Intanto, le indagini proseguono per chiarire i punti rimasti ancora oscuri in questa vicenda. Meozzi e Santi erano insieme quella sera, sull’auto della donna. Erano andati ai bacini di San Giovanni per comprare droga ma non avevano soldi. Per questo sarebbe balenata nella testa dei due l’idea di rapinare Bouazza. Eljamouni e la Santi hanno raccontato che a fare fuoco era stato Meozzi: che era in piedi, con la calibro 9 tra le mani quando sono partiti i colpi. La perizia balistica disposta dalla Procura, invece, sarebbe compatibile con il racconto del quarantacinquenne che ha sempre sostenuto di non essere mai sceso dall’auto. Il proiettile infatti sarebbe stato sparato da dentro l’abitacolo dell’auto della donna, e avrebbe colpito Bouazza all’inguine. Un dettaglio, questo, che confermerebbe che lo scarlinese non aveva mirato per uccidere. Non aveva tentato di centrare alcun organo vitale.

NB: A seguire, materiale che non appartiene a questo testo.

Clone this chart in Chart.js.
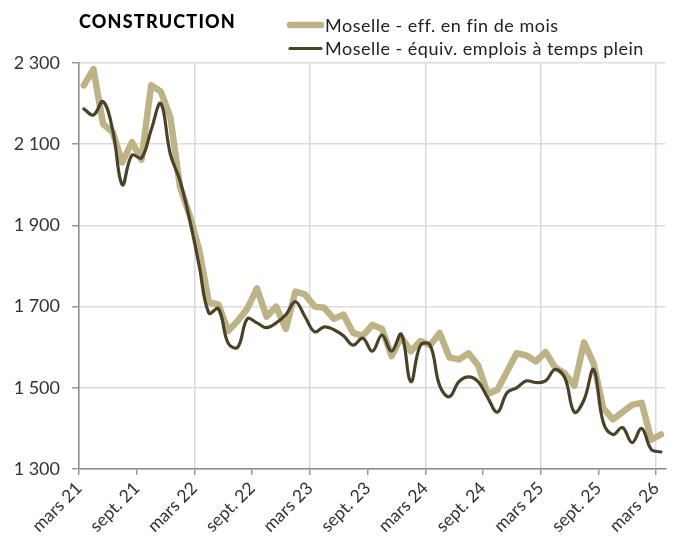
<!DOCTYPE html>
<html>
<head>
<meta charset="utf-8">
<script src="https://cdn.jsdelivr.net/npm/chart.js@4"></script>
<style>
  html, body { margin: 0; background: #fff; }
</style>
</head>
<body>
<canvas id="myChart" width="674" height="540"></canvas>
<script>
// months, mars 21 -> mars 26
const months = [
  "mars 21", "avr. 21", "mai 21", "juin 21", "juil. 21", "août 21", "sept. 21", "oct. 21", "nov. 21", "déc. 21", "janv. 22", "févr. 22",
  "mars 22", "avr. 22", "mai 22", "juin 22", "juil. 22", "août 22", "sept. 22", "oct. 22", "nov. 22", "déc. 22", "janv. 23", "févr. 23",
  "mars 23", "avr. 23", "mai 23", "juin 23", "juil. 23", "août 23", "sept. 23", "oct. 23", "nov. 23", "déc. 23", "janv. 24", "févr. 24",
  "mars 24", "avr. 24", "mai 24", "juin 24", "juil. 24", "août 24", "sept. 24", "oct. 24", "nov. 24", "déc. 24", "janv. 25", "févr. 25",
  "mars 25", "avr. 25", "mai 25", "juin 25", "juil. 25", "août 25", "sept. 25", "oct. 25", "nov. 25", "déc. 25", "janv. 26", "févr. 26",
  "mars 26"
];

const effFinMois = [
  2245, 2285, 2150, 2130, 2055, 2105, 2062, 2245, 2230, 2166, 1995, 1925,
  1840, 1710, 1705, 1640, 1665, 1695, 1745, 1675, 1700, 1645, 1737, 1730,
  1700, 1697, 1670, 1680, 1635, 1628, 1655, 1645, 1578, 1625, 1590, 1615,
  1605, 1635, 1575, 1570, 1585, 1555, 1485, 1495, 1540, 1585, 1580, 1565,
  1588, 1550, 1535, 1505, 1612, 1560, 1450, 1422, 1440, 1458, 1463, 1372,
  1385
];

const equivTempsPlein = [
  2187, 2172, 2205, 2135, 2000, 2073, 2066, 2135, 2200, 2075, 2010, 1915,
  1800, 1684, 1695, 1610, 1600, 1670, 1660, 1648, 1660, 1680, 1712, 1675,
  1638, 1650, 1643, 1628, 1605, 1622, 1590, 1630, 1590, 1632, 1515, 1605,
  1605, 1505, 1478, 1515, 1527, 1515, 1475, 1440, 1488, 1500, 1517, 1513,
  1517, 1545, 1525, 1440, 1470, 1545, 1415, 1385, 1402, 1365, 1400, 1348,
  1342
];

const lightColour = "#beb287";
const darkColour = "#4a4228";
const fontFamily = "Lato, 'Open Sans', sans-serif";

// points sit in the middle of their month
const toPoints = (values) => values.map((v, i) => ({ x: i + 0.5, y: v }));

const formatThousands = (v) =>
  v >= 1000 ? Math.floor(v / 1000) + " " + String(v % 1000).padStart(3, "0") : String(v);

// title + stacked legend
const header = {
  id: "header",
  afterDraw(chart) {
    const { ctx } = chart;
    ctx.save();
    ctx.textBaseline = "middle";
    ctx.font = "900 18px " + fontFamily;
    ctx.letterSpacing = "1.2px";
    ctx.fillStyle = "#000";
    ctx.fillText("CONSTRUCTION", 79, 22);

    ctx.letterSpacing = "0.5px";
    chart.data.datasets.forEach((ds, i) => {
      const y = 25 + i * 23.5;
      ctx.beginPath();
      ctx.lineCap = "round";
      ctx.lineWidth = ds.borderWidth;
      ctx.strokeStyle = ds.borderColor;
      ctx.moveTo(290, y);
      ctx.lineTo(321, y);
      ctx.stroke();
      ctx.font = "18px " + fontFamily;
      ctx.fillStyle = "#222";
      ctx.fillText(ds.label, 325, y + 1);
    });
    ctx.restore();
  },
};

const config = {
  type: "line",
  data: {
    datasets: [
      {
        label: "Moselle - eff. en fin de mois",
        data: toPoints(effFinMois),
        borderColor: lightColour,
        borderWidth: 6.5,
        tension: 0,
        borderCapStyle: "round",
        borderJoinStyle: "round",
        pointRadius: 0,
        order: 2,
      },
      {
        label: "Moselle - équiv. emplois à temps plein",
        data: toPoints(equivTempsPlein),
        borderColor: darkColour,
        borderWidth: 3.2,
        tension: 0.4,
        borderCapStyle: "round",
        borderJoinStyle: "round",
        pointRadius: 0,
        order: 1,
      },
    ],
  },
  options: {
    responsive: false,
    animation: false,
    devicePixelRatio: 1,
    layout: {
      padding: { top: 63, right: 1, left: 0, bottom: 0 },
    },
    plugins: {
      legend: { display: false },
      tooltip: { enabled: false },
    },
    scales: {
      x: {
        type: "linear",
        min: 0,
        max: 61,
        ticks: {
          stepSize: 6,
          includeBounds: false,
          autoSkip: false,
          maxRotation: 45,
          minRotation: 45,
          padding: 3,
          color: "#333",
          font: { family: fontFamily, size: 17.5 },
          callback: (v) => months[v],
        },
        grid: {
          color: (ctx) => (ctx.tick && ctx.tick.value % 12 === 0 ? "#d9d9d9" : "rgba(0,0,0,0)"),
          tickColor: "#999",
          tickLength: 6,
          lineWidth: 1.5,
        },
        border: { color: "#8c8c8c", width: 1.5 },
        afterFit: (scale) => {
          scale.height = 71;
        },
      },
      y: {
        min: 1300,
        max: 2300,
        ticks: {
          stepSize: 200,
          padding: 12,
          color: "#333",
          font: { family: fontFamily, size: 18 },
          callback: (v) => formatThousands(v),
        },
        grid: {
          color: "#dcdcdc",
          tickColor: "#999",
          tickLength: 7,
          lineWidth: 1.5,
        },
        border: { color: "#8c8c8c", width: 1.5 },
        afterFit: (scale) => {
          scale.width = 79;
        },
      },
    },
  },
  plugins: [header],
};

const myChart = new Chart(document.getElementById("myChart"), config);
</script>
</body>
</html>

Bouazza però era morto ai margini del bosco dove da qualche tempo spacciava: i carabinieri avevano trovato poco lontano un bivacco, dove il giovane nordafricano incontrava i suoi clienti.
Meozzi ha spiegato più volte che quando si era trovato la pistola tra le mani aveva solo cercato di intimorire il giovane: il colpo che aveva poi ucciso Jarmouni sarebbe partito inavvertitamente, gli altri li avrebbe sparati Sonia Santi. Versioni divergenti, quelle raccontate dai tre testimoni, che hanno visto il venticinquenne cadere a terra in una pozza di sangue. Versioni che sono ancora sotto la lente della Procura che ancora non ha chiuso le indagini sull’omicidio, aspettando che tutti i tasselli vadano al loro posto.